I’m sure you’ve heard the old truism: What Gets Measured Get Done.
Once we start applying this idea, we do indeed find a lot of truth in it. If you want people to show up on time, start keeping track of when they show up. Give them feedback. Poof: ontime stats go up.
But when we measure something, we often create unintended consequences. Here’s a great example you may have experienced.
Many call centers want the telephone answered promptly. So they put a new measure in place: How quickly is the phone answered? But here’s what happens: a customer service rep hears the phone ring. He interrupts the call he’s on and says “Will you hold, please?” Then he picks up the ringing phone and say (in less than one half second) “Hold please” and put that call on hold. Then he resumes his original conversation.
Now a manager who has implemented this policy looks at the statistics. Wow! Before the policy, it took an average of 30 seconds to answer the phone. Now it takes an average of 10 seconds. And all we did was to start measuring it. She’s very happy because her statistic went in the right direction. So, presumably, her bonus will go in the right direction.
If she were to look at the actual behavior, she might decide that it’s okay (based on caller feedback, one hopes), or she might say “That’s not what we wanted at all.” In either case, she needs to be aware of the unintended consequence of measuring a specific behavior.
Here’s another element you need to consider: Just because it’s not being measured doesn’t mean it’s not being done.

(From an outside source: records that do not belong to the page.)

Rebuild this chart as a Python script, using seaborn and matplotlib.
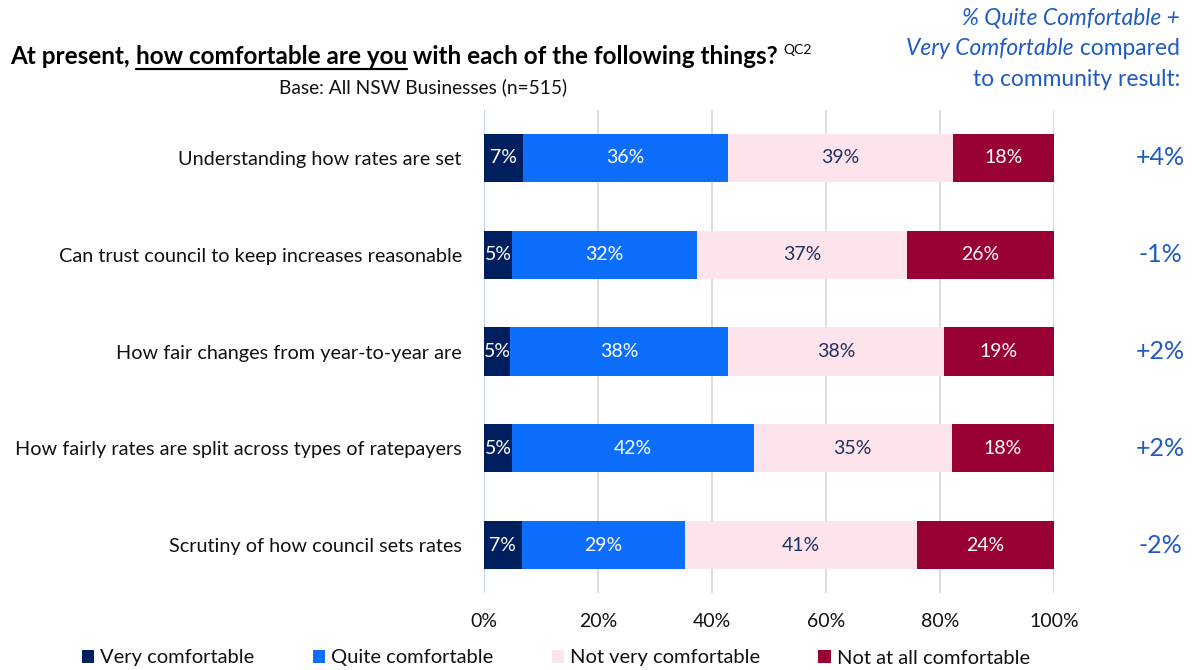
import matplotlib
matplotlib.use("Agg")
import matplotlib.pyplot as plt
import seaborn as sns
import pandas as pd
import numpy as np
from matplotlib.patches import Patch

categories = [
    "Understanding how rates are set",
    "Can trust council to keep increases reasonable",
    "How fair changes from year-to-year are",
    "How fairly rates are split across types of ratepayers",
    "Scrutiny of how council sets rates",
]
very_comfortable = [6.8, 4.9, 4.6, 4.9, 6.6]
quite_comfortable = [36.0, 32.4, 38.2, 42.4, 28.6]
not_very_comfortable = [39.4, 36.9, 37.9, 34.8, 40.8]
not_at_all_comfortable = [17.8, 25.8, 19.3, 17.9, 24.0]
community_diff = ["+4%", "-1%", "+2%", "+2%", "-2%"]
series_names = ["Very comfortable", "Quite comfortable", "Not very comfortable", "Not at all comfortable"]
tick_values = [0, 20, 40, 60, 80, 100]

colors = ["#001F5F", "#0D6EFD", "#FDE4EC", "#990033"]
text_colors = ["white", "white", "#1F3064", "white"]
blue_note = "#1F5BC0"

sns.set_theme(style="white")
plt.rcParams["font.family"] = ["Lato", "DejaVu Sans"]

fig = plt.figure(figsize=(11.94, 6.70), dpi=100)
ax = fig.add_axes([484 / 1194, 1 - 593.4 / 670, (1054 - 484) / 1194, (593.4 - 109.6) / 670])

series = [very_comfortable, quite_comfortable, not_very_comfortable, not_at_all_comfortable]
cums = np.cumsum(np.array(series), axis=0)

for i in range(3, -1, -1):
    df = pd.DataFrame({"cat": categories, "val": cums[i]})
    sns.barplot(data=df, x="val", y="cat", color=colors[i], orient="h", width=0.5,
                ax=ax, saturation=1, order=categories, zorder=3, edgecolor="none")

for i in range(4):
    for r in range(len(categories)):
        v = series[i][r]
        center = cums[i][r] - v / 2
        ax.text(center, r, f"{v:.0f}%", ha="center", va="center", fontsize=14,
                color=text_colors[i], zorder=5)

ax.set_xlim(0, 100)
ax.set_ylim(4.5, -0.5)
ax.set_xticks(tick_values)
ax.set_xticklabels([f"{t}%" for t in tick_values], fontsize=14, color="#111111")
ax.tick_params(axis="x", pad=14, length=0)
ax.tick_params(axis="y", pad=16, length=0, labelsize=14.3, labelcolor="#111111")
ax.set_xlabel("")
ax.set_ylabel("")
for s in ax.spines.values():
    s.set_visible(False)
ax.xaxis.grid(True, color="#D9D9D9", linewidth=1.3, zorder=0)
ax.axvline(0, color="#C0D0F2", linewidth=1.5, zorder=1)
ax.set_axisbelow(True)

blend = matplotlib.transforms.blended_transform_factory(fig.transFigure, ax.transData)
for r, t in enumerate(community_diff):
    ax.text(1160 / 1194, r, t, transform=blend, ha="center", va="center", fontsize=18, color=blue_note)

fig.canvas.draw()
renderer = fig.canvas.get_renderer()
parts = [("At present, ", False), ("how comfortable are you", True), (" with each of the following things?", False)]
x = 10 / 1194
y = 1 - 64 / 670
for txt, underline in parts:
    t = fig.text(x, y, txt, fontsize=17.5, fontweight="bold", color="black", ha="left", va="baseline")
    bb = t.get_window_extent(renderer=renderer)
    x0 = bb.x0 / fig.bbox.width
    x1 = bb.x1 / fig.bbox.width
    if underline:
        fig.add_artist(plt.Line2D([x0, x1], [y - 5 / 670, y - 5 / 670], transform=fig.transFigure,
                                  color="black", linewidth=1.6))
    x = x1
fig.text(x + 6 / 1194, 1 - 54 / 670, "QC2", fontsize=10, color="black", ha="left", va="baseline")
fig.text(423 / 1194, 1 - 93 / 670, "Base: All NSW Businesses (n=515)", fontsize=13.8,
         ha="center", va="baseline", color="#111111")

right = 1180 / 1194
lines = [
    [("% Quite Comfortable +", "italic")],
    [("Very Comfortable", "italic"), (" compared", "normal")],
    [("to community result:", "normal")],
]
baselines = [24, 55, 86]
for segs, base in zip(lines, baselines):
    xr = right
    for txt, style in reversed(segs):
        t = fig.text(xr, 1 - base / 670, txt, fontsize=16.4, style=style, color=blue_note,
                     ha="right", va="baseline")
        bb = t.get_window_extent(renderer=renderer)
        xr = bb.x0 / fig.bbox.width

handles = [Patch(facecolor=c, edgecolor="none") for c in colors]
fig.legend(handles, series_names, loc="center", bbox_to_anchor=(556 / 1194, 1 - 658 / 670), ncol=4,
           frameon=False, fontsize=14.5, handlelength=0.6, handleheight=0.6, handletextpad=0.3,
           columnspacing=2.9, labelcolor="#111111")

fig.savefig("out.png", dpi=100)
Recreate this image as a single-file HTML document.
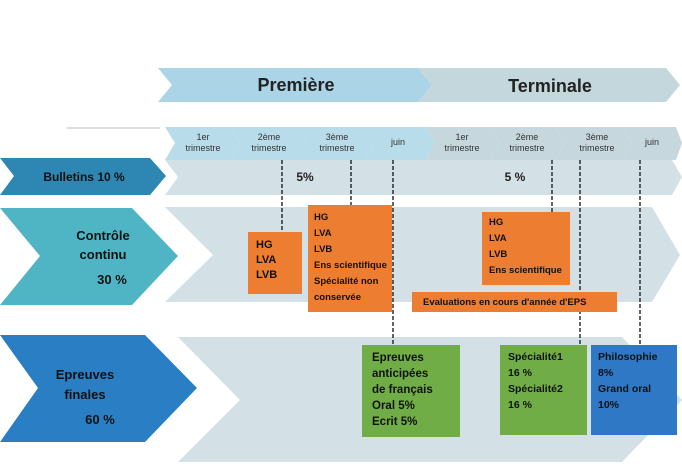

In small companies especially, lots of people just know what needs to be done and they do it. So we only institute measures when we need to consciously make a change. Smaller companies have a good sense of the goals and the mission and the direction that things need to go. There’s not much confusion, generally speaking.
In larger organizations, if someone were to say that they want a little more focus on customer service, there would ensue a lengthy discussion. What is customer service? How do you measure it? Point to a thing that needs improving.
In smaller organizations, it’s easier to just have a sense about how things are going. Actually measuring behaviors might not contribute anything to the discussion.
As one of my companies grows, we are considering handing some budgetary authority over to one of the managers for the first time. I’m reluctant to do this, even though it is the next logical step. Budgets are a very natural way to measure things. How much did we spend on x and y and z?
But budgets can be used to make bizarre and irrational decisions. Just look at state governments. They make labor cuts “across the board” and thereby make programs completely useless. [Editor’s note: Please look through your local newspaper and insert an appropriate example here. It won’t take very long to find one.]
I’m concerned, for example, that once a manager starts looking at a budget, he’ll zoom in on labor. Labor’s the biggest expense in our budget. But we don’t have any problems with labor. We don’t have excessive overtime. I don’t want to artificially hold down raises. Overall, I don’t see a need to change anything.
But once it gets measured . . . something will happen. Another truism is that the act of measuring something affects the thing that’s being measured. This is true in science and even more true in human behavior.
So here is the rule with it’s two correlates:
Rule: What gets measured get done.
Cor 1: Once you start measurig something, you’ll see unexpected consequences.
Cor 2: Just because something’s not being measured doesn’t mean it’s not being done.
As a behavioralist, I’m eager to make changes and see what happens. But I’ve learned that you need to observe more broadly than the one thing that needs to change.